This article is about motorised valves used in Central Heating systems. Motorised valves are a type of electrically actuated valve (others include solenoid valves and valves using electrically-generated thermal effects).
Motorised valves generally comprise:
- a synchronous electric motor
- gears to reduce the speed and increase the torque output of the motor
The motor and gears are often combined in a package known as a Synchron motor.
- a linkage from the output gear to the hydronic part of the valve
- one or more switches (usually microswitches) actuated by, for example, a cam attached to the output linkage
- a spring: see below
- the above components usually comprise one module, often known as the 'head', which may be detatched from the parts below for repair or replacement.
- a valve controlling flow of water in the hydronic system, actuated by the head: this part is often known as the 'body'.
Configurations of motorised valve
Valves are commonly found in the following configurations:
The valve has 2 pipe connections (ports) and permits or blocks flow between the ports depending on whether it is actuated or not. Flow is permitted when the valve is actuated and blocked in its resting state.
The valve has 3 pipe connections, in a T formation. The centre leg of the T is the inlet and the two short arms are the outlets, usually referred to as ports A and B. Actuation controls whether the flow from the inlet passes to the A or B port. In the resting state flow is to the A port.
There are two types of 3-port valve:
- Diverter valve
- This is a simple change-over version of a 2-port valve: when the valve is actuated all flow is diverted to the B outlet.
- Mid-position valve
- In this type of valve there is a stable state in which flow from the inlet can pass to both (A and B) outlet ports simultaneously. This type of valve is commonly found in domestic central heating systems where it controls flow of hot water from a boiler to hot water and radiator circuits in a Y-plan system configuration.
Types of motorised valve
Spring return valves
In these types when power is applied the motor and gears act against the force of a spring to operate the valve. When power is removed the spring returns the valve to its resting position. In a 2-port valve this is the closed position. In a 3-port valve the resting position is where flow from the inlet passes to the A port.
These types of valve consume power whenever they are open (and, in the case of 3-port valves, often even when they are not). In 2-port valves the motor runs until the valve is fully open and then stalls as the actuator mechanism cannot move any further. 3-port valves are more complicated: a description can be found in the uk.d-i-y FAQ and here is a diagram showing a 3-port valve in a Y-plan CH system
Motor On / Motor Off (MOMO) valves
In these types of valve the motor is used to drive the motor from one position to the next. Switches in the mechanism stop the motor when it has reached its desired position.
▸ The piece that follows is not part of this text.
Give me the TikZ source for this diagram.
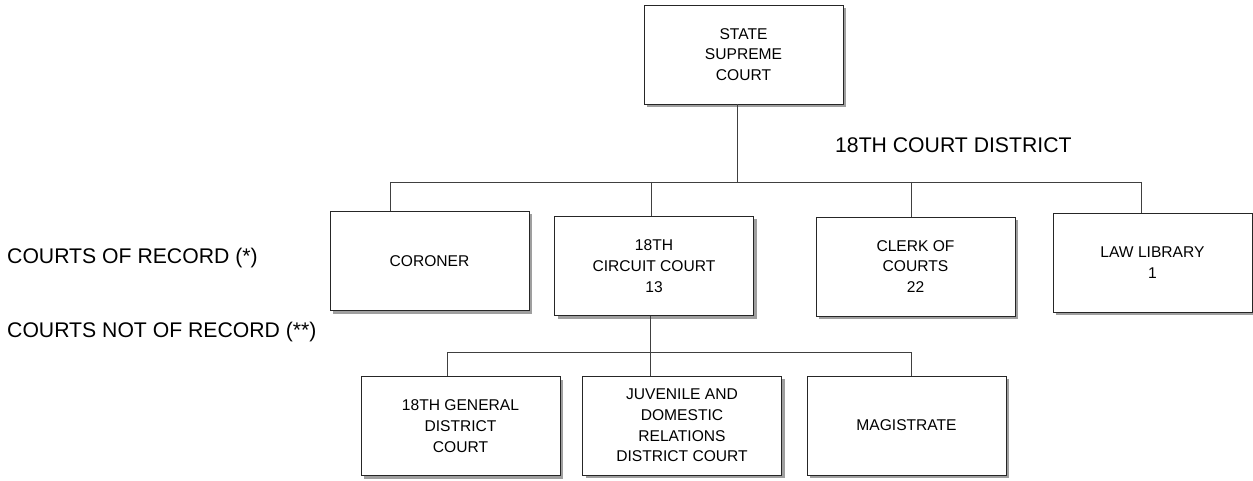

Since the motor only runs whilst the valve is changing from one state to another there is a saving in energy compared to valves where the motor runs continuously while the vale is open. Such valves may also be more reliable since the motor and surrounding components will run cooler.
This type of valve changes from it closed (off) to its open (on) position when power is applied to one terminal, and from open to closed when power is applied to another terminal.
ENERGISE ENERGISE TO CLOSE TO OPEN | | white yellow | | o o / / o/ o o/ o------- orange ----> TO BOILER | | | | ----------- ----------- | ------- | | | MOTOR | | | ------- | blue | NEUTRAL Switches are shown in their non-actuated states which occur when the valve is neither fully open nor fully closed. The switch on the left operates when the valve reaches its closed position. The switch on the right operates when the valve reaches its open position.
These types of valves are occasionally found in domestic central heating systems: usually as Satchwell or Sunvic valves with grey plastic heads. Sunvic manufacture both MOMO and spring-return valves in similar casings.
If a motor-open/motor-close valve is replaced by a spring-return valve, or vice-versa, the controls wiring must be modified to suit. In the case of replacing a spring-return with a MOMO valve this requires change-over contacts at the room thermostat (or progstat) and an extra wiring conductor between the 'stat and the valve.
|This type of valve is also found in non-domestic installations.|
Sunvic's SDMV series 3-port valves are motor-open/motor-close types but are wired identically to spring-return valves.
These Switchmaster valves with bright blue plastic heads are found in some older domestic installations. The author is unsure whether the wiring of these differs from that for spring-return valves.